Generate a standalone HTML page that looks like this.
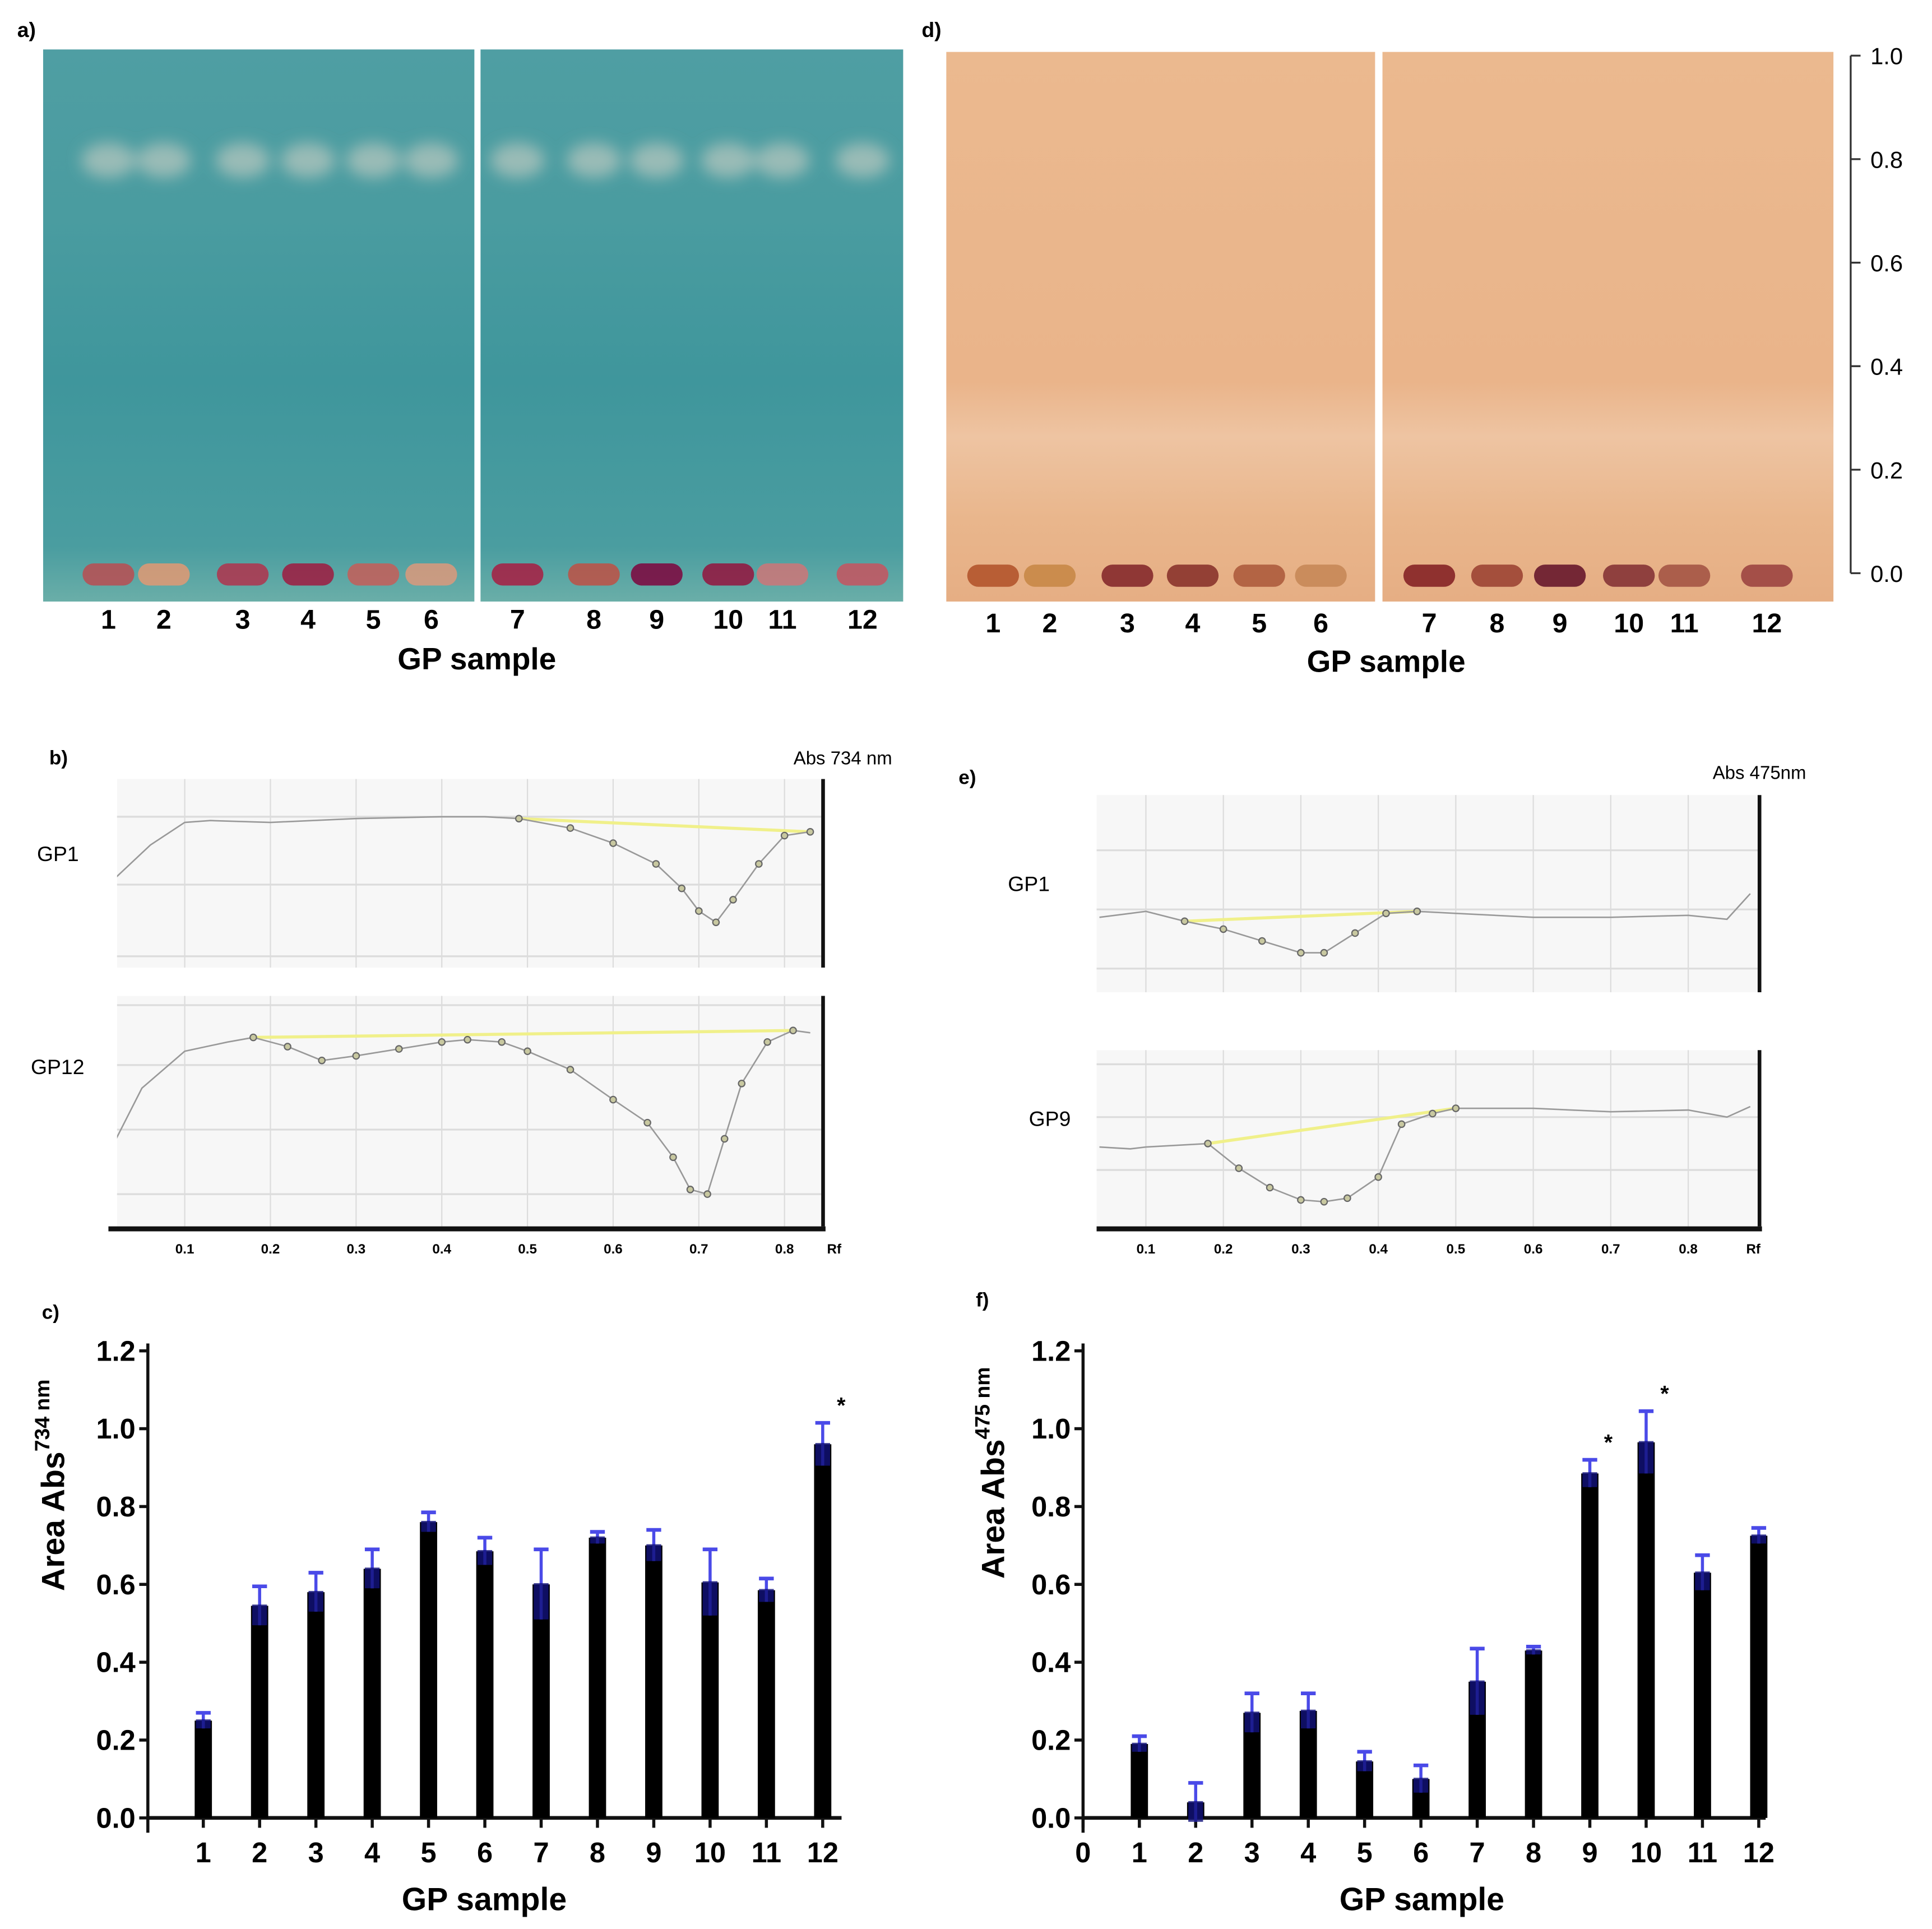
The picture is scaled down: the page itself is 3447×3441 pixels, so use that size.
<!DOCTYPE html>
<html><head><meta charset="utf-8">
<style>
html,body{margin:0;padding:0;background:#fff;}
svg{display:block;font-family:"Liberation Sans",sans-serif;}
</style></head>
<body>
<svg id="fig" width="3447" height="3441" viewBox="0 0 1568 1565" xmlns="http://www.w3.org/2000/svg">
<defs>
<linearGradient id="teal" x1="0" y1="0" x2="0" y2="1">
<stop offset="0" stop-color="#4f9ea3"/><stop offset="0.3" stop-color="#4a9ca0"/><stop offset="0.6" stop-color="#3f969c"/><stop offset="0.9" stop-color="#4a9da0"/><stop offset="1" stop-color="#6aaea8"/>
</linearGradient>
<linearGradient id="orng" x1="0" y1="0" x2="0" y2="1">
<stop offset="0" stop-color="#ebb98f"/><stop offset="0.6" stop-color="#eab48a"/><stop offset="0.7" stop-color="#eec4a2"/><stop offset="0.85" stop-color="#e9b68c"/><stop offset="1" stop-color="#e6ae84"/>
</linearGradient>
<filter id="blur" x="-50%" y="-50%" width="200%" height="200%"><feGaussianBlur stdDeviation="6"/></filter>
<clipPath id="clipA1"><rect x="35" y="40" width="350" height="448"/></clipPath>
<clipPath id="clipA2"><rect x="390" y="40" width="343" height="448"/></clipPath>
</defs>

<!-- Panel a -->
<text x="14" y="30" font-size="17" font-weight="bold">a)</text>
<rect x="35" y="40" width="350" height="448" fill="url(#teal)"/>
<rect x="390" y="40" width="343" height="448" fill="url(#teal)"/>
<g id="blobsA" filter="url(#blur)"></g>
<g id="spotsA"></g>
<g id="lanesA" font-size="22" font-weight="bold" text-anchor="middle"></g>
<text x="387" y="543" font-size="25" font-weight="bold" text-anchor="middle">GP sample</text>

<!-- Panel d -->
<text x="748" y="30" font-size="17" font-weight="bold">d)</text>
<rect x="768" y="42" width="348" height="446" fill="url(#orng)"/>
<rect x="1122" y="42" width="366" height="446" fill="url(#orng)"/>
<g id="spotsD"></g>
<g id="lanesD" font-size="22" font-weight="bold" text-anchor="middle"></g>
<text x="1125" y="545" font-size="25" font-weight="bold" text-anchor="middle">GP sample</text>
<g id="rfAxis" font-size="19"></g>

<!-- Panel b -->
<text x="40" y="620" font-size="16" font-weight="bold">b)</text>
<g id="chromB"></g>
<text x="644" y="620" font-size="15">Abs 734 nm</text>
<!-- Panel e -->
<text x="778" y="636" font-size="16" font-weight="bold">e)</text>
<g id="chromE"></g>
<text x="1390" y="632" font-size="15">Abs 475nm</text>

<!-- Panel c -->
<text x="34" y="1070" font-size="16" font-weight="bold">c)</text>
<g id="chartC"></g>
<!-- Panel f -->
<text x="792" y="1060" font-size="16" font-weight="bold">f)</text>
<g id="chartF"></g>
</svg>
<script>
const NS="http://www.w3.org/2000/svg";
// ---- bar chart data ----
const sampleLabels=["1","2","3","4","5","6","7","8","9","10","11","12"];
const yTicks=[0,0.2,0.4,0.6,0.8,1.0,1.2];
const yTickLabels=["0.0","0.2","0.4","0.6","0.8","1.0","1.2"];
const valuesC=[0.25,0.545,0.58,0.64,0.76,0.685,0.60,0.72,0.70,0.605,0.585,0.96];
const errC=[0.02,0.05,0.05,0.05,0.025,0.035,0.09,0.015,0.04,0.085,0.03,0.055];
const starsC=[12];
const valuesF=[0.19,0.04,0.27,0.275,0.145,0.10,0.35,0.43,0.885,0.965,0.63,0.725];
const errF=[0.02,0.05,0.05,0.045,0.025,0.035,0.085,0.01,0.035,0.08,0.045,0.02];
const starsF=[9,10];
// ---- TLC lane labels ----
const laneLabels=["1","2","3","4","5","6","7","8","9","10","11","12"];
const spotColorsA=["#b0555a","#d49a78","#a83e55","#98284a","#bb6460","#cf9a80","#a02a4c","#b4584e","#7a1448","#8e2248","#c27a7c","#bc5c66"];
const spotColorsD=["#b55a30","#c98a4a","#8a3030","#8e3a30","#b06040","#c88a5a","#8a2a2a","#a04a38","#6e2030","#8a3a3a","#a85a48","#a04a44"];
// ---- Rf axis ----
const rfTicks=[0,0.2,0.4,0.6,0.8,1.0];
const rfLabels=["0.0","0.2","0.4","0.6","0.8","1.0"];
// ---- chromatogram data (Rf, relative signal 0..1 top) ----
const rfGrid=[0.1,0.2,0.3,0.4,0.5,0.6,0.7,0.8];
const b1Rf=[0.02,0.06,0.1,0.13,0.2,0.3,0.4,0.45,0.49,0.55,0.6,0.65,0.68,0.7,0.72,0.74,0.77,0.8,0.83];
const b1Sig=[0.48,0.65,0.77,0.78,0.77,0.79,0.8,0.8,0.79,0.74,0.66,0.55,0.42,0.3,0.24,0.36,0.55,0.7,0.72];
const b12Rf=[0.02,0.05,0.1,0.15,0.18,0.22,0.26,0.3,0.35,0.4,0.43,0.47,0.5,0.55,0.6,0.64,0.67,0.69,0.71,0.73,0.75,0.78,0.81,0.83];
const b12Sig=[0.38,0.6,0.76,0.8,0.82,0.78,0.72,0.74,0.77,0.8,0.81,0.8,0.76,0.68,0.55,0.45,0.3,0.16,0.14,0.38,0.62,0.8,0.85,0.84];
const e1Rf=[0.04,0.08,0.1,0.15,0.2,0.25,0.3,0.33,0.37,0.41,0.45,0.5,0.6,0.7,0.8,0.85,0.88];
const e1Sig=[0.38,0.4,0.41,0.36,0.32,0.26,0.2,0.2,0.3,0.4,0.41,0.4,0.38,0.38,0.39,0.37,0.5];
const e9Rf=[0.04,0.08,0.1,0.18,0.22,0.26,0.3,0.33,0.36,0.4,0.43,0.47,0.5,0.6,0.7,0.8,0.85,0.88];
const e9Sig=[0.45,0.44,0.45,0.47,0.33,0.22,0.15,0.14,0.16,0.28,0.58,0.64,0.67,0.67,0.65,0.66,0.62,0.68];

function el(tag,attrs,parent){const e=document.createElementNS(NS,tag);for(const k in attrs)e.setAttribute(k,attrs[k]);parent.appendChild(e);return e;}

// pale blobs near solvent front on teal plate
(function(){
  const g=document.getElementById("blobsA");
  const xs=[88,133,197,250,303,350,420,482,533,591,635,700];
  xs.forEach((x,i)=>{
    const b=el("ellipse",{cx:x,cy:130,rx:22,ry:14,fill:"#d8d6c8",opacity:0.55,"clip-path":i<6?"url(#clipA1)":"url(#clipA2)"},g);
    
    
  });
})();

function tlc(gSpots,gLanes,xs,colors,spotY,labY,prefix){
  xs.forEach((x,i)=>{
    const s=el("rect",{x:x-21,y:spotY-9,width:42,height:18,rx:9,fill:colors[i],opacity:0.95},gSpots);
    
    
    const t=el("text",{x:x,y:labY},gLanes);t.textContent=laneLabels[i];
    
    
  });
}
tlc(document.getElementById("spotsA"),document.getElementById("lanesA"),[88,133,197,250,303,350,420,482,533,591,635,700],spotColorsA,466,510,"plate-a");
tlc(document.getElementById("spotsD"),document.getElementById("lanesD"),[806,852,915,968,1022,1072,1160,1215,1266,1322,1367,1434],spotColorsD,467,513,"plate-d");

// Rf axis for d
(function(){
  const g=document.getElementById("rfAxis");
  const y=v=>465-v*420;
  const ax=el("line",{x1:1502,y1:y(1.0),x2:1502,y2:y(0),stroke:"#333","stroke-width":1.5},g);
  
  rfTicks.forEach((v,i)=>{
    el("line",{x1:1502,y1:y(v),x2:1510,y2:y(v),stroke:"#333","stroke-width":1.5},g);
    const t=el("text",{x:1518,y:y(v)+7},g);t.textContent=rfLabels[i];
    
  });
})();

let clipId=0;
function chrom(g,box,rf,sig,startIdx,endIdx,label,labX,name,opts){
  const X=r=>box.x0+(r-opts.r0)/(opts.r1-opts.r0)*(box.x1-box.x0);
  const Y=s=>box.y1-s*(box.y1-box.y0);
  const cid="cc"+(clipId++);
  const cp=el("clipPath",{id:cid},g);el("rect",{x:box.x0,y:box.y0-20,width:box.x1-box.x0+1,height:box.y1-box.y0+20},cp);
  const bg=el("rect",{x:box.x0,y:box.y0,width:box.x1-box.x0,height:box.y1-box.y0,fill:"#f7f7f7"},g);
  
  rfGrid.forEach(r=>el("line",{x1:X(r),y1:box.y0,x2:X(r),y2:box.y1,stroke:"#dcdcdc","stroke-width":1},g));
  opts.hgrid.forEach(f=>el("line",{x1:box.x0,y1:box.y0+f*(box.y1-box.y0),x2:box.x1,y2:box.y0+f*(box.y1-box.y0),stroke:"#dcdcdc","stroke-width":1.5},g));
  const pts=rf.map((r,i)=>X(r).toFixed(1)+","+Y(sig[i]).toFixed(1)).join(" ");
  const bl=el("line",{x1:X(rf[startIdx]),y1:Y(sig[startIdx]),x2:X(rf[endIdx]),y2:Y(sig[endIdx]),stroke:"#f0f08a","stroke-width":2.5},g);
  
  const pl=el("polyline",{points:pts,fill:"none",stroke:"#999","stroke-width":1.2,"clip-path":"url(#"+cid+")"},g);
  
  for(let i=startIdx;i<=endIdx;i++){el("circle",{cx:X(rf[i]),cy:Y(sig[i]),r:2.6,fill:"#c8c8a0",stroke:"#666","stroke-width":1},g);}
  const t=el("text",{x:labX,y:(box.y0+box.y1)/2+opts.labDy,"font-size":17},g);t.textContent=label;
  
  if(opts.rightAxis){el("line",{x1:box.x1,y1:opts.rightAxis,x2:box.x1,y2:box.y1,stroke:"#111","stroke-width":3},g);}
  if(opts.bottom){
    const a=el("line",{x1:opts.bottom[0],y1:box.y1+2,x2:box.x1+2,y2:box.y1+2,stroke:"#111","stroke-width":4},g);
    
    rfGrid.forEach(r=>{const tt=el("text",{x:X(r),y:box.y1+22,"font-size":11,"font-weight":"bold","text-anchor":"middle"},g);tt.textContent=String(r);
      });
    const rt=el("text",{x:opts.rfX,y:box.y1+22,"font-size":11,"font-weight":"bold","text-anchor":"middle"},g);rt.textContent="Rf";
    
  }
}
const gB=document.getElementById("chromB"),gE=document.getElementById("chromE");
chrom(gB,{x0:95,x1:668,y0:632,y1:785},b1Rf,b1Sig,8,18,"GP1",30,"b-gp1",{r0:0.021,r1:0.845,hgrid:[0.2,0.56,0.94],rightAxis:632,labDy:-10});
chrom(gB,{x0:95,x1:668,y0:808,y1:995},b12Rf,b12Sig,4,22,"GP12",25,"b-gp12",{r0:0.021,r1:0.845,hgrid:[0.04,0.3,0.58,0.86],rightAxis:808,bottom:[88],rfX:677,labDy:-30});
chrom(gE,{x0:890,x1:1428,y0:645,y1:805},e1Rf,e1Sig,3,10,"GP1",818,"e-gp1",{r0:0.0364,r1:0.892,hgrid:[0.28,0.58,0.88],rightAxis:645,labDy:-2});
chrom(gE,{x0:890,x1:1428,y0:852,y1:995},e9Rf,e9Sig,3,12,"GP9",835,"e-gp9",{r0:0.0364,r1:0.892,hgrid:[0.08,0.38,0.68],rightAxis:852,bottom:[890],rfX:1423,labDy:-10});

function bars(g,cfg,vals,errs,stars,name){
  const Y=v=>cfg.y0-v/1.2*(cfg.y0-cfg.y12);
  const X=i=>cfg.x1+(i)*cfg.step;
  const ya=el("line",{x1:cfg.ax,y1:cfg.y12-6,x2:cfg.ax,y2:cfg.y0+12,stroke:"#111","stroke-width":2.5},g);
  
  const xa=el("line",{x1:cfg.ax,y1:cfg.y0,x2:cfg.xend,y2:cfg.y0,stroke:"#111","stroke-width":3},g);
  
  yTicks.forEach((v,i)=>{
    el("line",{x1:cfg.ax-7,y1:Y(v),x2:cfg.ax,y2:Y(v),stroke:"#111","stroke-width":2.5},g);
    const t=el("text",{x:cfg.ax-10,y:Y(v)+8,"font-size":23,"font-weight":"bold","text-anchor":"end"},g);t.textContent=yTickLabels[i];
    
  });
  const xl=cfg.zero?["0"].concat(sampleLabels):sampleLabels;
  xl.forEach((lab)=>{
    const n=+lab;const x=X(n);
    el("line",{x1:x,y1:cfg.y0,x2:x,y2:cfg.y0+8,stroke:"#111","stroke-width":2.5},g);
    const t=el("text",{x:x,y:cfg.y0+36,"font-size":23,"font-weight":"bold","text-anchor":"middle"},g);t.textContent=lab;
    
  });
  vals.forEach((v,i)=>{
    const x=X(i+1);
    const b=el("rect",{x:x-7,y:Y(v),width:14,height:cfg.y0-Y(v),fill:"#000"},g);
    
    const e=el("line",{x1:x,y1:Y(v-errs[i]),x2:x,y2:Y(v+errs[i]),stroke:"#4a4ae8","stroke-width":2.5},g);
    
    el("line",{x1:x-6,y1:Y(v+errs[i]),x2:x+6,y2:Y(v+errs[i]),stroke:"#4a4ae8","stroke-width":3},g);
    el("rect",{x:x-6,y:Y(v)-1,width:12,height:Y(v-errs[i])-Y(v)+1,fill:"#12127a",opacity:0.8},g);
  });
  stars.forEach(n=>{
    const v=vals[n-1]+errs[n-1];
    const s=el("text",{x:X(n)+15,y:Y(v)-8,"font-size":18,"font-weight":"bold","text-anchor":"middle"},g);s.textContent="*";
    
  });
  const xt=el("text",{x:cfg.titleX,y:cfg.y0+75,"font-size":26,"font-weight":"bold","text-anchor":"middle"},g);xt.textContent="GP sample";
  
  const yt=el("text",{transform:`translate(${cfg.ylx},${cfg.yly}) rotate(-90)`,"font-size":26,"font-weight":"bold","text-anchor":"middle"},g);
  yt.innerHTML=`Area Abs<tspan dy="-12" font-size="17">${cfg.nm} nm</tspan>`;
  
}
bars(document.getElementById("chartC"),{ax:120,y0:1475,y12:1096,x1:165-45.7,step:45.7,xend:683,titleX:393,ylx:52,yly:1205,nm:"734",zero:false},valuesC,errC,starsC,"chart-c");
bars(document.getElementById("chartF"),{ax:879,y0:1475,y12:1096,x1:879,step:45.7,xend:1433,titleX:1154,ylx:815,yly:1195,nm:"475",zero:true},valuesF,errF,starsF,"chart-f");
</script>
</body></html>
______
GIVEN PROBLEM.
Take every line containing the word "that" and copy it.

RESPONSE TO THIS EXERCISE.
Generate a standalone HTML page that looks like this.
The picture is scaled down: the page itself is 3447×3441 pixels, so use that size.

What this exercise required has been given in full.